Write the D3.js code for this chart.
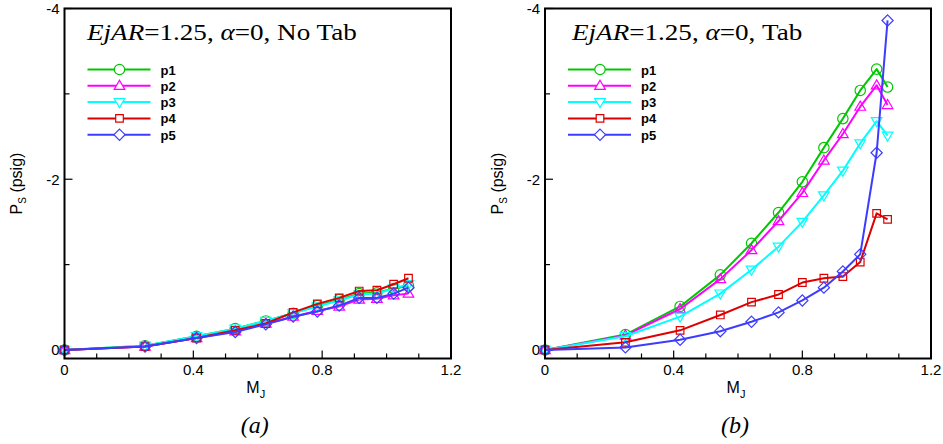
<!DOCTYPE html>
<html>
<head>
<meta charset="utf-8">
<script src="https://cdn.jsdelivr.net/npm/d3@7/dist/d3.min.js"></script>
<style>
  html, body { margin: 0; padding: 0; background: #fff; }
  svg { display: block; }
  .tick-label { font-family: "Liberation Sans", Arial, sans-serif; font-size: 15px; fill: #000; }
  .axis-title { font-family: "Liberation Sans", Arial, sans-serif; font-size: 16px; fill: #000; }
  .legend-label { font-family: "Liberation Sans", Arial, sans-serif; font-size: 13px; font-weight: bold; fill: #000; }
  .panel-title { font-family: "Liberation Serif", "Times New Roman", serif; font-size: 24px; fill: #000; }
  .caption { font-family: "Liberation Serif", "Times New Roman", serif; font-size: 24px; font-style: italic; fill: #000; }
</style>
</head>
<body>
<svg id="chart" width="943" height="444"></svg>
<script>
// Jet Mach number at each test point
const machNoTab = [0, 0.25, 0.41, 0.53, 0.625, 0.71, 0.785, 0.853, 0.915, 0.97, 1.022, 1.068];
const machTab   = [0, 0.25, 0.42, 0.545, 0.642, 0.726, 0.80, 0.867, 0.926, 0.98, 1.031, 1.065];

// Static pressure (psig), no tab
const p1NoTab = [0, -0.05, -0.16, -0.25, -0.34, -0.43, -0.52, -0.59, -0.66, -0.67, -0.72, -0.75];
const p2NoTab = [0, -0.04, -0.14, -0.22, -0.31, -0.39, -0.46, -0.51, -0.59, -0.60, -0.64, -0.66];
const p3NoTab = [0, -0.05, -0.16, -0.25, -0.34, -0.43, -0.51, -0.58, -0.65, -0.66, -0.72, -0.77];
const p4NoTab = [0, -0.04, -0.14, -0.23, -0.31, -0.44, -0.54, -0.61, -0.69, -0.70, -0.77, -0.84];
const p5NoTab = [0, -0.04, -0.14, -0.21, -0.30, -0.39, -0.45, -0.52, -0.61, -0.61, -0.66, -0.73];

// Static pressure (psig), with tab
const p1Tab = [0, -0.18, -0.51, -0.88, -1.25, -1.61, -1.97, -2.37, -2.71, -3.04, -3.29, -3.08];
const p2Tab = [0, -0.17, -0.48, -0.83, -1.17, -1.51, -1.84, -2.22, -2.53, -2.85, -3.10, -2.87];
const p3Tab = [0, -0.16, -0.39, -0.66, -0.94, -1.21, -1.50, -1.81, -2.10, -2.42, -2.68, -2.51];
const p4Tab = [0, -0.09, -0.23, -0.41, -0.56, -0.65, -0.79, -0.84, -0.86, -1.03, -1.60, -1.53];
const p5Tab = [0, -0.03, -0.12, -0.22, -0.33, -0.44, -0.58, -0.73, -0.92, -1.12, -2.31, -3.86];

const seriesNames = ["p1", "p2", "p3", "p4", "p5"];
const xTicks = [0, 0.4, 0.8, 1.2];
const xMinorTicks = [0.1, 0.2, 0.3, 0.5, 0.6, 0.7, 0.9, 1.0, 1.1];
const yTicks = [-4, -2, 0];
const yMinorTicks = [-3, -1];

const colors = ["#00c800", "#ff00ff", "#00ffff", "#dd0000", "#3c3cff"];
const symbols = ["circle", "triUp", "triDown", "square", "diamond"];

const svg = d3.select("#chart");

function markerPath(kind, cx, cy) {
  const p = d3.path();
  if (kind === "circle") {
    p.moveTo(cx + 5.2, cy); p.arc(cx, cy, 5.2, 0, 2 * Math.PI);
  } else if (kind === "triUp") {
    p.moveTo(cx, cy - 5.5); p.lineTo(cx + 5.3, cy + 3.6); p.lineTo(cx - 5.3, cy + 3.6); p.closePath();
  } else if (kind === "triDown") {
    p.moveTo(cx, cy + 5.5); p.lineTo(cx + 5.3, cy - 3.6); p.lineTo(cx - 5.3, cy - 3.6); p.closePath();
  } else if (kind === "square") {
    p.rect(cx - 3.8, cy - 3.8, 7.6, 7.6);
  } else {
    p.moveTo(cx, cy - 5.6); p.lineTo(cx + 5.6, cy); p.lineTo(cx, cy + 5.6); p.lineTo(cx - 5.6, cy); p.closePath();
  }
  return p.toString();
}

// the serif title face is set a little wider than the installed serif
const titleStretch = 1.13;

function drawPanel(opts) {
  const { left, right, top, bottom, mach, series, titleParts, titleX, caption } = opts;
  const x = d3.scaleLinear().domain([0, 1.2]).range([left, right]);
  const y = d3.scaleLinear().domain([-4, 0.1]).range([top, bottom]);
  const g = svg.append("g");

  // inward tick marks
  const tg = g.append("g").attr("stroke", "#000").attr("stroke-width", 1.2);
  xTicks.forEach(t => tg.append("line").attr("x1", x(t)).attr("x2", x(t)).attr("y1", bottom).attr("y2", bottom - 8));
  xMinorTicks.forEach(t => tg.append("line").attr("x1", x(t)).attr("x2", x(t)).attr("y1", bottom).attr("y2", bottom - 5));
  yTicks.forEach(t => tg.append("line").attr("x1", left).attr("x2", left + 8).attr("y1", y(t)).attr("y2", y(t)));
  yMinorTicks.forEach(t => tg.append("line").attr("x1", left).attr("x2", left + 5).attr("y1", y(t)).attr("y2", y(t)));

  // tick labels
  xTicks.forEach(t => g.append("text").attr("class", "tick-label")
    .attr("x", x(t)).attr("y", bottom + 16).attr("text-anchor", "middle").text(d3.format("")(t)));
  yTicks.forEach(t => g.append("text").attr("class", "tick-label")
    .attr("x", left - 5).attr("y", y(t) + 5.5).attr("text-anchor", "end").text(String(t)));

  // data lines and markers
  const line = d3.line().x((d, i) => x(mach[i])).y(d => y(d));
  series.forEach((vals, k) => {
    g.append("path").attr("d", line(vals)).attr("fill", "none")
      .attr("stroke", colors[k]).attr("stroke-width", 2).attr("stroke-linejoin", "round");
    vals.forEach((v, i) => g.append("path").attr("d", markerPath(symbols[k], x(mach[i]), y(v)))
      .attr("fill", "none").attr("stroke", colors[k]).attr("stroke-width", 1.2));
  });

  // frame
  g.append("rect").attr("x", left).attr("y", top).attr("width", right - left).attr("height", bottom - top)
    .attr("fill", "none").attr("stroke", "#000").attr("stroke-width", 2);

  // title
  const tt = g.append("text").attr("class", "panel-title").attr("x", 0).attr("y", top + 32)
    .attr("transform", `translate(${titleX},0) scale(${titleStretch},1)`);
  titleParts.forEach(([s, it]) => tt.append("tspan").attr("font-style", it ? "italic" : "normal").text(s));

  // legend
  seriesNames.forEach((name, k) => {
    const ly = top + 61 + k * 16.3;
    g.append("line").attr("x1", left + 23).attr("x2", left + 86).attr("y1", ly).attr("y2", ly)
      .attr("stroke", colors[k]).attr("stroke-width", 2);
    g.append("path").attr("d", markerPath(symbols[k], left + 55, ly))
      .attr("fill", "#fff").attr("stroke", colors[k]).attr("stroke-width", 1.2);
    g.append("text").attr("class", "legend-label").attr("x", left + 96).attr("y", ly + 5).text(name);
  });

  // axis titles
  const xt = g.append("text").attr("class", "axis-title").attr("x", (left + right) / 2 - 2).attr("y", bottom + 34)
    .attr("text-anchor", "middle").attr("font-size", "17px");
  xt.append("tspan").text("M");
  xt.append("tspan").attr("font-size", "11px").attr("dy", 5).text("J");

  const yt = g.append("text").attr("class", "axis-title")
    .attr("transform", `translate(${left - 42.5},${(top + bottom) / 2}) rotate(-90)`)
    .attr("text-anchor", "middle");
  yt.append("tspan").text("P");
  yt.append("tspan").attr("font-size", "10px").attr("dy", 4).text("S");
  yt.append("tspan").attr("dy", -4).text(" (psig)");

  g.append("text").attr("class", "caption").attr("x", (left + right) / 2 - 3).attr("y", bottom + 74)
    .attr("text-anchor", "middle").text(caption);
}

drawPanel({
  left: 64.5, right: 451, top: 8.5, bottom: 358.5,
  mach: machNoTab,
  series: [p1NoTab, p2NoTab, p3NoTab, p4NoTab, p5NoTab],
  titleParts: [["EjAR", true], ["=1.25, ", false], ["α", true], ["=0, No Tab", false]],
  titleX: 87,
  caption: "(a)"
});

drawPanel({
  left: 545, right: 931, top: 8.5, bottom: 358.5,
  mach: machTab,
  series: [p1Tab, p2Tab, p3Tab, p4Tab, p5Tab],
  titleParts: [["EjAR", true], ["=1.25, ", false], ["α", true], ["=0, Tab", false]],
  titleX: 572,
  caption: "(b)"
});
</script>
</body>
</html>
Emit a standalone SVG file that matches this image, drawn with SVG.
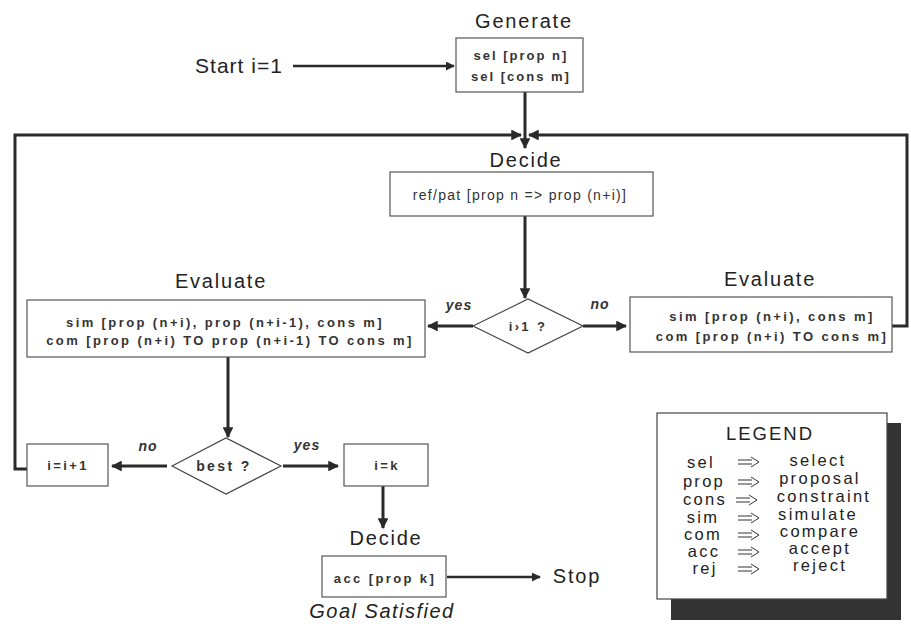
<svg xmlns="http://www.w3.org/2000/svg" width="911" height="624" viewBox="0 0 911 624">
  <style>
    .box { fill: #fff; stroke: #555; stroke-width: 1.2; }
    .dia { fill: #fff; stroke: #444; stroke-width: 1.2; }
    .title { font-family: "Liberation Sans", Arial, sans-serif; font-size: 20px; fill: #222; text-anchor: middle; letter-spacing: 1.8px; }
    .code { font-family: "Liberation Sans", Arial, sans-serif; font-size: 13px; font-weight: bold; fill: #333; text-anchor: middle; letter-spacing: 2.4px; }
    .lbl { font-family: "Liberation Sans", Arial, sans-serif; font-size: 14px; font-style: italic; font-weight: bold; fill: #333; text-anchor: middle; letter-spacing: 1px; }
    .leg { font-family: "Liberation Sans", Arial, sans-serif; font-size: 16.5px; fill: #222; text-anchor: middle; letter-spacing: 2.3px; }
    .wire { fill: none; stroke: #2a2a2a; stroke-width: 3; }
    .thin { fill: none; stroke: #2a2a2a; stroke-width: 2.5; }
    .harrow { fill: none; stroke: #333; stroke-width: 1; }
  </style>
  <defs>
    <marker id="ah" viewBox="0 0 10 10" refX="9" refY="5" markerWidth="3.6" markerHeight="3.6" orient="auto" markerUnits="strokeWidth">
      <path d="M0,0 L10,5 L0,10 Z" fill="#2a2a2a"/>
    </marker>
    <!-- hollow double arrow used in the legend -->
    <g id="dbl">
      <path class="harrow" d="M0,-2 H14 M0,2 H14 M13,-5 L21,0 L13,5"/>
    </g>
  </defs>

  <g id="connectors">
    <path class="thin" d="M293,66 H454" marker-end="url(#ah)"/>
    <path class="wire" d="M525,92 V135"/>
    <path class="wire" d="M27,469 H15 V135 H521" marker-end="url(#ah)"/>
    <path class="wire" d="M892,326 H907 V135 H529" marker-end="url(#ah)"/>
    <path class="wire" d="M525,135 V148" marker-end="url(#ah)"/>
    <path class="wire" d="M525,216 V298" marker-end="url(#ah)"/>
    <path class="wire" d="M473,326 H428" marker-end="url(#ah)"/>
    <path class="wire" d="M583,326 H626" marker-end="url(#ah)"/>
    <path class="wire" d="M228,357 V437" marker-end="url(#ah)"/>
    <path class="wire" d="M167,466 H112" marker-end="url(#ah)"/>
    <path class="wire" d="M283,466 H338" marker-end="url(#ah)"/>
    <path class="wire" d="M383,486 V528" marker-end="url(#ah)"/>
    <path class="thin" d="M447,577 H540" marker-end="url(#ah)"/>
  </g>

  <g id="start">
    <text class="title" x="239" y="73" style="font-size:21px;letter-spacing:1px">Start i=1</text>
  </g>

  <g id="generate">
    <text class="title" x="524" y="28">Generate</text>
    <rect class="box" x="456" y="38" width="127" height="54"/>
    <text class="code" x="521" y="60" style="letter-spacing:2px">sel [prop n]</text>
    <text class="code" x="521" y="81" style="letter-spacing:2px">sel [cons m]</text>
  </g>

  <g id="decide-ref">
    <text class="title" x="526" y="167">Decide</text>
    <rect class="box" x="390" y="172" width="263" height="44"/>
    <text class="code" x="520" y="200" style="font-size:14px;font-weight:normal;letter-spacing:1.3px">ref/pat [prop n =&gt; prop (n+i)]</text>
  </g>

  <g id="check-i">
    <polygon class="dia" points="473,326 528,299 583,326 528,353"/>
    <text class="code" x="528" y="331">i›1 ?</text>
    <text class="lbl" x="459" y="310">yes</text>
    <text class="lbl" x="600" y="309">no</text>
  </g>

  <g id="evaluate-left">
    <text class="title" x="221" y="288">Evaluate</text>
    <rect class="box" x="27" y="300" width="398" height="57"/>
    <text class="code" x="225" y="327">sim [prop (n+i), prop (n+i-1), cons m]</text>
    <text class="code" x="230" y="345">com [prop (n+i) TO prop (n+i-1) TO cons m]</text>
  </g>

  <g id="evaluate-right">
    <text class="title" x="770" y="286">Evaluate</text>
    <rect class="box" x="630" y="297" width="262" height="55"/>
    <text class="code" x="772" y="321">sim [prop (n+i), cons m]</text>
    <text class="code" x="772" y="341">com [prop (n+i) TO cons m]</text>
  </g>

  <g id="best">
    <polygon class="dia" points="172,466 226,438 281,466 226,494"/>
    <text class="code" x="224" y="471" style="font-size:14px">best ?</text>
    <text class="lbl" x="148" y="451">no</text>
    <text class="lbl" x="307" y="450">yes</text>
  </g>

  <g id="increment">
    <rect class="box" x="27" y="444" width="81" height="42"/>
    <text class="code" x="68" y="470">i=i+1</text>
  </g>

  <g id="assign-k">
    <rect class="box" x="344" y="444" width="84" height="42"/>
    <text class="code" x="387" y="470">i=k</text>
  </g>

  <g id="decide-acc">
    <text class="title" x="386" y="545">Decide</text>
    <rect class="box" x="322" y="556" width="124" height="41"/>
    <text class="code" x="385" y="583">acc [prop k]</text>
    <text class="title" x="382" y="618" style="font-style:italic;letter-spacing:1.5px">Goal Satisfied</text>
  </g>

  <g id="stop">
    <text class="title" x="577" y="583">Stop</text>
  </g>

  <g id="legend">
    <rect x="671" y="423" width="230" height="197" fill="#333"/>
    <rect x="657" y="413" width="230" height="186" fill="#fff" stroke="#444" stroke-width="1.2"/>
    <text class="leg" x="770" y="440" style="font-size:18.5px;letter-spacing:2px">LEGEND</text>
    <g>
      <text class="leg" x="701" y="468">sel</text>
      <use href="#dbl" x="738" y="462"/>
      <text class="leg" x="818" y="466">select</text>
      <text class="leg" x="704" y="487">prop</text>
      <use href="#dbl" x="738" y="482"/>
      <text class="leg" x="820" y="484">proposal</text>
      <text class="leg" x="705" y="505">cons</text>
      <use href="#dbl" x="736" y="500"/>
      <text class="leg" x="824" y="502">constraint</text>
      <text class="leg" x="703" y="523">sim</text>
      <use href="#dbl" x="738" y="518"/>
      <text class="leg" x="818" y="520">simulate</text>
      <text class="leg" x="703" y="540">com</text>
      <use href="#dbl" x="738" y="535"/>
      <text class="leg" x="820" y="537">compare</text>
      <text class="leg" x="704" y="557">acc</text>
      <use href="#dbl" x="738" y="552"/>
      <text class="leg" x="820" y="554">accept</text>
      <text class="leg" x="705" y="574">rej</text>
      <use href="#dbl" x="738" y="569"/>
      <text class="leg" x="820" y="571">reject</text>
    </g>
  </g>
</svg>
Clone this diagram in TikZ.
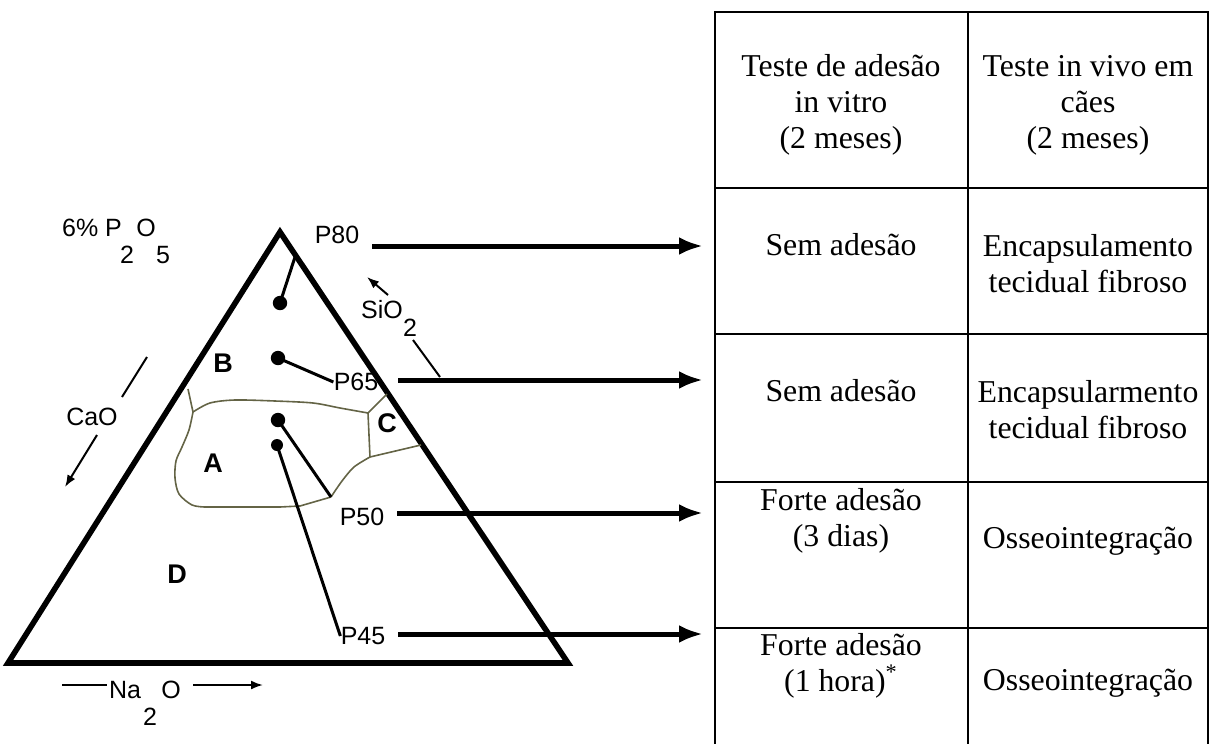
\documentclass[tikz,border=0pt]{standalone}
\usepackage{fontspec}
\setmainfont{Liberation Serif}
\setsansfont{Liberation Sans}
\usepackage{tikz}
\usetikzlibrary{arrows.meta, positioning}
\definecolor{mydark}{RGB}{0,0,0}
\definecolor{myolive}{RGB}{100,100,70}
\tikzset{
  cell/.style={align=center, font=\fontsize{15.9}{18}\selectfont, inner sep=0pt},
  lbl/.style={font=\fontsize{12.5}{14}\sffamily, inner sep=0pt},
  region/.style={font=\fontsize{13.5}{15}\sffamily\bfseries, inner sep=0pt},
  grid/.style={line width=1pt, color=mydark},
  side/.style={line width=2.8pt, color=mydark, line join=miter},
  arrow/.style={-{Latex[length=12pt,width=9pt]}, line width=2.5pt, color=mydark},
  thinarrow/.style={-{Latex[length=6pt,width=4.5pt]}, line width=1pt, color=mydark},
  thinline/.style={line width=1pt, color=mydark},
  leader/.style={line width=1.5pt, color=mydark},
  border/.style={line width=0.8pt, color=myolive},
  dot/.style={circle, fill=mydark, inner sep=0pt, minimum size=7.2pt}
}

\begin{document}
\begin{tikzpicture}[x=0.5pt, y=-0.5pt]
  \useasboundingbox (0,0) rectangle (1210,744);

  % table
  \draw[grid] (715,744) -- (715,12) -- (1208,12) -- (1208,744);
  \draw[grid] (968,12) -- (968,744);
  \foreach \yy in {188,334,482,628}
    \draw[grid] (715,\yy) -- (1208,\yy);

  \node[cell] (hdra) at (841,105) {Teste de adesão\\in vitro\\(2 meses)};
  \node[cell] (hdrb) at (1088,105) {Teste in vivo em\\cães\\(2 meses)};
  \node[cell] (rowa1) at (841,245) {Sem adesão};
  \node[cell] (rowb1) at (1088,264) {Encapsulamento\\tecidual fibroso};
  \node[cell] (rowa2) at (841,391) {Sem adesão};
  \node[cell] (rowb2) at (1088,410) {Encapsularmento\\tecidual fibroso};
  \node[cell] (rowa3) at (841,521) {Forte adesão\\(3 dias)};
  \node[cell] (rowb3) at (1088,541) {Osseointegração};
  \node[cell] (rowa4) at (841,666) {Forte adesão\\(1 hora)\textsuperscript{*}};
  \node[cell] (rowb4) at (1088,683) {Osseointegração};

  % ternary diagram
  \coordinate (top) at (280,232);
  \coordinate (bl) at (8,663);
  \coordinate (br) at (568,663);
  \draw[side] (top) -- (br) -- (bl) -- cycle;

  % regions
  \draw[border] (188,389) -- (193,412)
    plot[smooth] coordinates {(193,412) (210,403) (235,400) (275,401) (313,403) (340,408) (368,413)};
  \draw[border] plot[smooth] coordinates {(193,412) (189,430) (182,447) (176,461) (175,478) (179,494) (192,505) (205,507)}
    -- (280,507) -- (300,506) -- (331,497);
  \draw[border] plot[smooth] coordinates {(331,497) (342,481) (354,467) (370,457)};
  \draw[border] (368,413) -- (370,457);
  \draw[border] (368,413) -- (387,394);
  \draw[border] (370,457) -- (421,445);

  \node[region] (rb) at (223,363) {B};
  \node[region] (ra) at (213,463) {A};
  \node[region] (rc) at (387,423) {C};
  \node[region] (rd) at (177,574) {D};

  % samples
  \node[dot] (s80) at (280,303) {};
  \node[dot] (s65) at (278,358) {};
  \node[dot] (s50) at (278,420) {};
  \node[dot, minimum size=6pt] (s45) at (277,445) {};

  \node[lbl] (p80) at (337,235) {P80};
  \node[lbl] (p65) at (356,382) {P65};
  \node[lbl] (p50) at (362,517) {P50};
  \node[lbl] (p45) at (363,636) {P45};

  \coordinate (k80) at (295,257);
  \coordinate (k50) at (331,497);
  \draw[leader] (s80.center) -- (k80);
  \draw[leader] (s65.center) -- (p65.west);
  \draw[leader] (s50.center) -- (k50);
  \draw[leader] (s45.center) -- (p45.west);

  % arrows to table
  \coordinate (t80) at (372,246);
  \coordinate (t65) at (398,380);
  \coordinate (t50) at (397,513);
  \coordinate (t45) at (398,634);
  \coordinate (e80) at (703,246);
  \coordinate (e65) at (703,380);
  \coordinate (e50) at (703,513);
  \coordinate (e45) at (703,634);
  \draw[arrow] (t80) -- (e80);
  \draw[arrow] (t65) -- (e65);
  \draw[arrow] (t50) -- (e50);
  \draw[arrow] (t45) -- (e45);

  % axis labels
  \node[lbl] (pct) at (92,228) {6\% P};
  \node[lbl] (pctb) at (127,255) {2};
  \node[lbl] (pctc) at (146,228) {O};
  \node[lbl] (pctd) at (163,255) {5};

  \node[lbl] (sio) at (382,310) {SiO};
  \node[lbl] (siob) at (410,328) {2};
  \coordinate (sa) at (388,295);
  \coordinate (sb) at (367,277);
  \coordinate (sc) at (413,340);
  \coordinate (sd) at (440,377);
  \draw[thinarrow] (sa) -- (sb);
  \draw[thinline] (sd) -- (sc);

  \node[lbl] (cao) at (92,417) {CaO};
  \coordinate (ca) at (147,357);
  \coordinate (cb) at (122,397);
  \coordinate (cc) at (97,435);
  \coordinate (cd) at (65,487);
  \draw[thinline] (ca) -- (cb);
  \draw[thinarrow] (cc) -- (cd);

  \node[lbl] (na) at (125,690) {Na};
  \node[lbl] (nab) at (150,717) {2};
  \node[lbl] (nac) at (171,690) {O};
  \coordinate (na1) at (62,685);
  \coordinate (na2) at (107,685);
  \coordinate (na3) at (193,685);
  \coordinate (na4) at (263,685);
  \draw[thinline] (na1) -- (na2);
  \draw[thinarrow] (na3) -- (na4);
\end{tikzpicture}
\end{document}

· · · ·

◆ EXERCISE REQUIREMENTS
Print, exactly as written, the lines above from the first one to the one containing "0.98, 1.031, 1.065];". Leave out pictures.

◆ RESULT OF THIS EXERCISE
Write the D3.js code for this chart.
<!DOCTYPE html>
<html>
<head>
<meta charset="utf-8">
<script src="https://cdn.jsdelivr.net/npm/d3@7/dist/d3.min.js"></script>
<style>
  html, body { margin: 0; padding: 0; background: #fff; }
  svg { display: block; }
  .tick-label { font-family: "Liberation Sans", Arial, sans-serif; font-size: 15px; fill: #000; }
  .axis-title { font-family: "Liberation Sans", Arial, sans-serif; font-size: 16px; fill: #000; }
  .legend-label { font-family: "Liberation Sans", Arial, sans-serif; font-size: 13px; font-weight: bold; fill: #000; }
  .panel-title { font-family: "Liberation Serif", "Times New Roman", serif; font-size: 24px; fill: #000; }
  .caption { font-family: "Liberation Serif", "Times New Roman", serif; font-size: 24px; font-style: italic; fill: #000; }
</style>
</head>
<body>
<svg id="chart" width="943" height="444"></svg>
<script>
// Jet Mach number at each test point
const machNoTab = [0, 0.25, 0.41, 0.53, 0.625, 0.71, 0.785, 0.853, 0.915, 0.97, 1.022, 1.068];
const machTab   = [0, 0.25, 0.42, 0.545, 0.642, 0.726, 0.80, 0.867, 0.926, 0.98, 1.031, 1.065];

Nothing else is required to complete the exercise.